Beats and yelling: Kaeck

Gruwelijk Onthaal
Out 18th September on Folter Records

It’s been ten years since Kaeck’s debut ‘Stormkult’. Where that album consolidated an austere reading of early second wave black metal into an aggressive, tight, yet atmospheric celebration of the genre, subsequent releases have – at least aesthetically – dramatically deviated from this foundation. 2021’s ‘Het zwarte dictaat’ leant into war metal trappings, bolstered by rich orchestration and longform riffing that gave the album an emergent cinematic, narrative quality despite the explicit minimalism.

And now we see the continuation of this idea on the latest offering, ‘Gruwelijk Onthaal’. The immediate impression calls to mind early Finnish material in the likes Belial, or Impaled Nazarene on Valium.

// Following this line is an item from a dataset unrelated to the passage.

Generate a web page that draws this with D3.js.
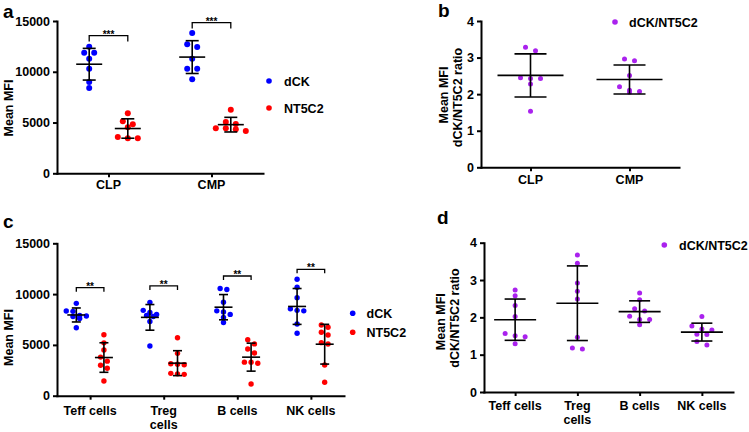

The hyperactivity of war metal is forced to walk through treacle, as each blistering riff works itself out tortuously in gradualist, anxious developments, suggesting an implied power, restrained aggression, the dramatic import of which is far more effective for the fact that it remains implied, a latent threat not yet manifest. One can feel the muscles tense with the start of each track as it purports to hold back a tide of chaos lurking behind the achingly laboured riffing.

Simple synth lines accompany the majority of the chord progressions, adding a degree of obscurantist mysticism, supplementing the base nihilism spearheading the music. This works to connect this material to the world building aspirations of early black metal. Suggesting size and naïve wonder through a more convoluted, ambiguous web of implication rather than explicitly spelling it out for the listener. The final statement is always more than the sum of its parts.

Kaeck’s previous efforts were remarkably linear, offering direct but creative runs of dark, austere extreme metal. ‘Gruwelijk Onthaal’, by contrast, achieves a broader synthesis despite its short runtime. The early endeavours of Northern European black metal are bent back to their original grounding in minimalism. But far from this being a simple case of stripping the music back to its rudiments, a self-imposed creative limitation is seized upon as an opportunity to reacquaint this genre with its ability to convey size, scope, and mystery within its limited material confines. Just as chess creates a world of possibility through the very limitations it imposes on each piece, the borders Kaeck impose on themselves grants them access to expressive possibilities shut off to more excessively elaborate artists.

Death metal works as antagonist to this endeavour, seeing early Emperor riffs collide with the destructive, staccato anomie of atonal percussive barrages, the quest for spiritual meaning is thwarted by a seemingly illogical material reality. This achieves something of a synthesis on the finale to ‘De ijzeren hand van het benedenwaartse’, that sees the rhythm section lean into stop/start hardcore punches offset by flowing, melodic guitar lines. A contrast that continues neatly into the intro to the following track ‘Bloedend verraad met ontvleesde hand gesmeten’, which opens with a surprisingly bright, fluid interpretation of euphoric black metal before collapsing once again into barbarism. Vocals complete the picture with gruff, aggressive barks and uncontrolled outbursts. A controlled spoken word narration offset by primal screams, the animalistic impulse contending with the brute mundanity of its physical reality. 

The music of Kaeck is, in every sense, not entry level. Formed by musicians with many years experience within extreme metal, writing music that both commentates on specific traditions in the genre whilst developing new expressive ranges within it. But where Kaeck draw on earlier material and where they break with it are hardcoded into the DNA of the music itself, not bolted on as an aesthetic flourish or the occasional signalling riff. This partly comes from the fact that the music, even at its most bipolar, presents as a united front. Fungus growing off the rich soil of persistent rhythm guitar threads, guiding the music through a series of dark chambers, each offering a unique and complementary experience. A continuation of second wave black metal at the molecular level that will satisfy listeners keen to dig beneath aesthetic fanfare even as the majority of metalheads continue overlook this underrated act.